人間の運動に万能な動きなどない。ある状態から取り得る方向は有限であり、咄嗟にどのようにでも反応できる訳ではない。ボクシングやテニス、野球の基本となる構えはなるべく自由自在に動けるよう体を固くしない。

最初の構えで重心を揺らすのは停止状態を作らないためである。体を固定化しないようにするためである。体を揺らしている時に逆方向へ動けるものではない。それでも筋肉が停止しているよりは反応が上がる。停止した所から動かすよりも、収縮や伸長を繰り返している時に、それを訂正する方が早いのだと思われる。

棒立ちよりも膝を屈伸する方が反応が早い。伸長する前には必ず収縮が必要である。棒立ちから収縮して伸長するよりも、屈伸した状態から伸長する方が反応は早いはずである。この時間差が決定的な早さに繋がる。

もちろん、体を左右に動かしている時に、逆を突かれると咄嗟の反応は出来ない。だから多くの場合、反応する瞬間は左右前後の動きも瞬間的には止めてフラットにしているはずである。これは停止ではないが、動いてもいない。そういう無重力のような状態を作り出す。それは恐らく数秒しか維持できない。

どのような状態の時にも動ける方向には制限が加わる。自由に動ける構えはあり得ない。故にスポーツであれ武道であれある状況に特化した自在さが前提となる事は間違いないだろう。ある分野では必要としない方向は切り捨てる。必要な中に最大限対応できるように構えが生まれる。そういう前提が構えの中にはあるという事だ。

そこを誤解して万能な動きがあると考えると誤ってしまうだろう。
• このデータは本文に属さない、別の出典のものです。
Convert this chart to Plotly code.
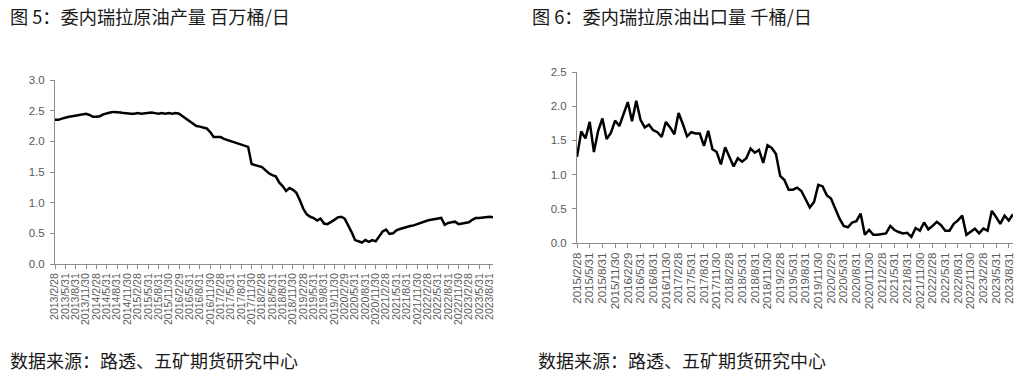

どのような時にもどうしても抗えない外部からの力がある。対応するタイミングと方向を外されれば耐えきれないベクトルがある。そのとき、例え僅かな力でもあっけなく倒されるだろう。

それはゴルフスイングも同じ。

肩を左右に回そうとする。そのとき、腕はどういう形になれば良いか。腕を高く上げるのが良いのか、両ひじを張った方が良いのか。体の横に付けるのが良いか、体の後ろに付けるのが良いか、前が良いか。

ゴルフスイングでは肩が左側を向く動きが起きる。そうしないとフィニッシュできない。その時に、肩が左を向くのは、どのタイミングで、どれくらいの力で、行うべきだろうか。そこにも最適解があるだろう。

スムーズに肩が回るためには、腕との関係が重要なはずだ。肩と腕は関節でつながっているから、肩の動きはスイング中のクラブの軌道にも影響する。

そこで思うのだが、肩がダイレクトにパワフルにクラブに力を与えるためには、理想的な位置関係があると思う。ある形を取ると肩が最もスムーズに回る。肩を回すタイミングとクラブがボールにヒットするタイミングには何か関係する。

腕が左足の前を通る時、足も体幹も腕も一直線になる。原子が同じ方向を向くことで磁力を生むように、体の筋肉も同じ方向に一斉に向く事で何かパワーを生む感じである。全てが一瞬で交わい、それぞれの軌道に離れてゆく感じ。